My experience in non-profit organizations has come from my involvement in the Board of Trustees at my mosque in Los Angeles, CA. For more than a year I have been working with my mother and a group of 7 trustees who manage and run all aspects of our mosque Jafaria Islamic Society. In the last year I helped to create the annual budget which totaled two hundred thousand dollars and helped fundraise at 4 major events through the year so that this budget could be met. I helped organize programs for various religious months and I arranged for speakers and reciters to come from India, Pakistan, New York, London, Atlanta, Houston, and other cities. In the recent year the trustees of the mosque decided that moving and purchasing a building in Orange County, Ca would better suit the needs of our growing community. I worked with the trustees to find and locate properties that met our needs and the usability we were looking for. Furthermore, I met with real estate personnel as well as city officials to figure out what codes and permits were necessary so that we could purchase a building and use it for religious gatherings. I feel that this experience has helped me a lot in understanding what make's up a non-profit organization and how the daily activities are run. The most valuable knowledge I gained from my work at the mosque was creating and managing an annual budget. It was very helpful to me because first hand I got to see what expenses and costs the mosque has for the year and how everything gets factored. This was a very valuable experience I had because I now have an understanding of how I may want to run my non-profit organization in the future.

lostskeptic 2 / 4  
Nov 29, 2009   #2
Question: Are you transferring to the UC system or are you a high school student?
OP arsenal924 1 / 1  
Nov 29, 2009   #3
i am transferring from a 2 year school
csicasiano 1 / 3  
Nov 29, 2009   #4
Hello Arsenal924,

I'm also transfering and I had some difficulty in responding to this prompt. You answer it clearly and affectively. The related numbers you provide for your time in the non-profit you have been working with is a nice touch. They show the scope and importance of your involvement in physical terms.

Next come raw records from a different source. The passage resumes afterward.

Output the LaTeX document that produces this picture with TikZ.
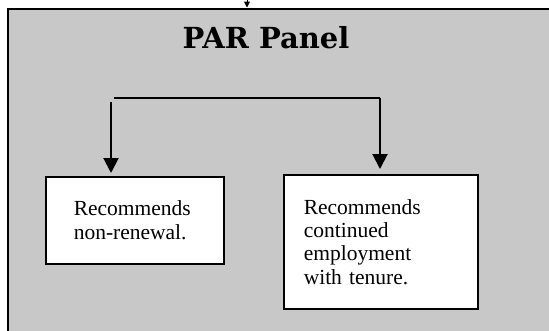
\documentclass[tikz,border=0pt]{standalone}
\usepackage{fontspec}
\setmainfont{Liberation Serif}
\newfontfamily\titlefont{DejaVu Serif}
\usetikzlibrary{arrows.meta}
\definecolor{panelgray}{RGB}{200,200,200}
\tikzset{
  panelbox/.style={draw=black, line width=2pt, fill=panelgray, anchor=north west, inner sep=0pt},
  leafbox/.style={draw=black, line width=1.5pt, fill=white, anchor=north west, align=left,
    font=\fontsize{21.5}{23.3}\selectfont, inner sep=0pt},
  conn/.style={draw=black, line width=2pt},
  bigtip/.style={-{Triangle[width=15pt,length=15pt]}},
  titletext/.style={font=\titlefont\bfseries\fontsize{29}{32}\selectfont, anchor=base}
}
\begin{document}
\begin{tikzpicture}[x=1pt,y=-1pt]
\useasboundingbox (0,0) rectangle (549,330);
\clip (0,0) rectangle (549,330);
\node[panelbox, minimum width=560pt, minimum height=340pt] (panel) at (7,7.5) {};
\node[titletext] (title) at (266,48) {PAR Panel};
\node[leafbox, minimum width=178pt, minimum height=87pt, text width=122pt] (nonrenew) at (45,176)
  {Recommends\\non-renewal.\par\vspace{6.6pt}};
\node[leafbox, minimum width=194pt, minimum height=134pt, text width=154pt] (tenure) at (283,174)
  {Recommends\\continued\\employment\\with tenure.\par\vspace{10pt}};
\coordinate (hl) at (114,97.7);
\coordinate (hr) at (380,97.7);
\coordinate (vl) at (111,102);
\coordinate (topin) at (247,-20);
\draw[conn] (hl) -- (hr);
\draw[conn, bigtip, shorten >=3pt] (vl) -- (vl |- nonrenew.north);
\draw[conn, bigtip, shorten >=5pt] (hr) -- (hr |- tenure.north);
\draw[line width=1pt, -{Triangle[width=6pt,length=6pt]}] (topin) -- (topin |- panel.north);
\end{tikzpicture}
\end{document}
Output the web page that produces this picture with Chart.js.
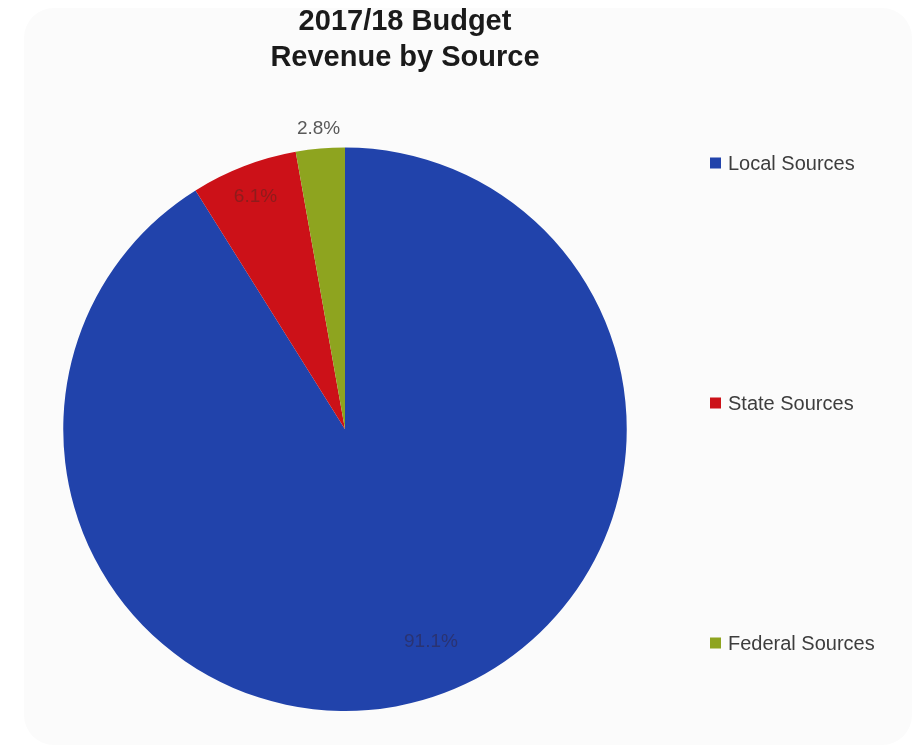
<!DOCTYPE html>
<html>
<head>
<meta charset="utf-8">
<script src="https://cdn.jsdelivr.net/npm/chart.js@4.4.1/dist/chart.umd.min.js"></script>
<style>
  html, body { margin: 0; padding: 0; background: #ffffff; overflow: hidden; }
  #card { position: absolute; left: 24px; top: 8px; width: 888px; height: 737px; border-radius: 30px; background: #fbfbfb; }
  #wrap { position: absolute; left: 0; top: 0; width: 922px; height: 751px; }
</style>
</head>
<body>
<div id="card"></div>
<div id="wrap"><canvas id="c"></canvas></div>
<script>
// ---- data ----
const titleLines = ['2017/18 Budget', 'Revenue by Source'];
const categories = ['Local Sources', 'State Sources', 'Federal Sources'];
const shares = [91.1, 6.1, 2.8];
const sliceColors = ['#2143ab', '#cc1118', '#8ea41f'];
const labelColors = ['#2a3372', '#8e1c1c', '#595959'];

// label anchor tweaks (radial factor of outer radius, angle shift in degrees)
const labelAnchors = [
  { f: 0.814, da: -6 },
  { f: 0.884, da: 0 },
  { f: 1.069, da: 0 }
];

// custom right-side legend box participating in Chart.js layout
const sideLegend = {
  id: 'sideLegend',
  beforeInit(chart, args, opts) {
    const box = {
      position: 'right',
      weight: 0,
      fullSize: false,
      options: {},
      width: 0, height: 0, left: 0, top: 0, right: 0, bottom: 0,
      isHorizontal() { return false; },
      update(maxWidth, maxHeight) {
        this.width = opts.boxWidth;
        this.height = maxHeight;
        return this.width;
      },
      draw() {
        const ctx = chart.ctx;
        const ds = chart.data.datasets[0];
        ctx.save();
        ctx.font = opts.font;
        ctx.textBaseline = 'middle';
        ctx.textAlign = 'left';
        chart.data.labels.forEach((lab, i) => {
          const y = this.top + opts.startY + i * opts.step;
          const x = this.left + opts.offsetX;
          ctx.fillStyle = ds.backgroundColor[i];
          ctx.fillRect(x, y - opts.swatch / 2, opts.swatch, opts.swatch);
          ctx.fillStyle = opts.color;
          ctx.fillText(lab, x + opts.swatch + 7, y + 1);
        });
        ctx.restore();
      }
    };
    Chart.layouts.addBox(chart, box);
  }
};

const pctLabels = {
  id: 'pctLabels',
  afterDatasetsDraw(chart, args, opts) {
    const ctx = chart.ctx;
    const meta = chart.getDatasetMeta(0);
    ctx.save();
    ctx.font = opts.font;
    ctx.textAlign = 'center';
    ctx.textBaseline = 'middle';
    meta.data.forEach((arc, i) => {
      const p = arc.getProps(['x', 'y', 'startAngle', 'endAngle', 'outerRadius'], true);
      const a = labelAnchors[i];
      const mid = (p.startAngle + p.endAngle) / 2 + a.da * Math.PI / 180;
      const r = p.outerRadius * a.f;
      ctx.fillStyle = labelColors[i];
      ctx.fillText(chart.data.datasets[0].data[i].toFixed(1) + '%', p.x + Math.cos(mid) * r, p.y + Math.sin(mid) * r);
    });
    ctx.restore();
  }
};

new Chart(document.getElementById('c'), {
  type: 'pie',
  data: {
    labels: categories,
    datasets: [{
      data: shares,
      backgroundColor: sliceColors,
      borderWidth: 0,
      hoverOffset: 0
    }]
  },
  options: {
    responsive: true,
    maintainAspectRatio: false,
    animation: false,
    events: [],
    layout: { padding: { left: 30, right: 142, top: 0, bottom: 40 } },
    plugins: {
      legend: { display: false },
      tooltip: { enabled: false },
      title: {
        display: true,
        text: titleLines,
        color: '#1a1a1a',
        font: { family: '"Liberation Sans", Arial, sans-serif', size: 29, weight: 'bold', lineHeight: 1.25 },
        padding: { top: 4, bottom: 71 }
      },
      sideLegend: {
        boxWidth: 120,
        offsetX: 50,
        startY: 15.5,
        step: 240,
        swatch: 11,
        font: '20px "Liberation Sans", Arial, sans-serif',
        color: '#3d3d3d'
      },
      pctLabels: {
        font: '19px "Liberation Sans", Arial, sans-serif'
      }
    }
  },
  plugins: [sideLegend, pctLabels]
});
</script>
</body>
</html>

I do recommend though that you condense the first paragraph a bit. Also, the more you get into your interst and how it relates to your education the better. I've been getting advice about how it's important to say how your aspirations make you a good student.

Overall, this is a awesome responce. Good luck!
EF_Kevin 8 / 13053  
Nov 30, 2009   #5
Comma:
I was born and raised in southern California , but I trace my roots back to my home country of Pakistan.

During a recent trip...

In a recent wake of radical movements and insurgencies many young kids are offered money and sometimes forced to join the growing Taliban that have begun to take over the country. so that they too can begin taking innocent lives. this sentence was too long and unwieldy.

I think you should split that long first para into 2 paragraphs and, at the end of the first one, write a thesis statement about wanting to start a nonprofit organization.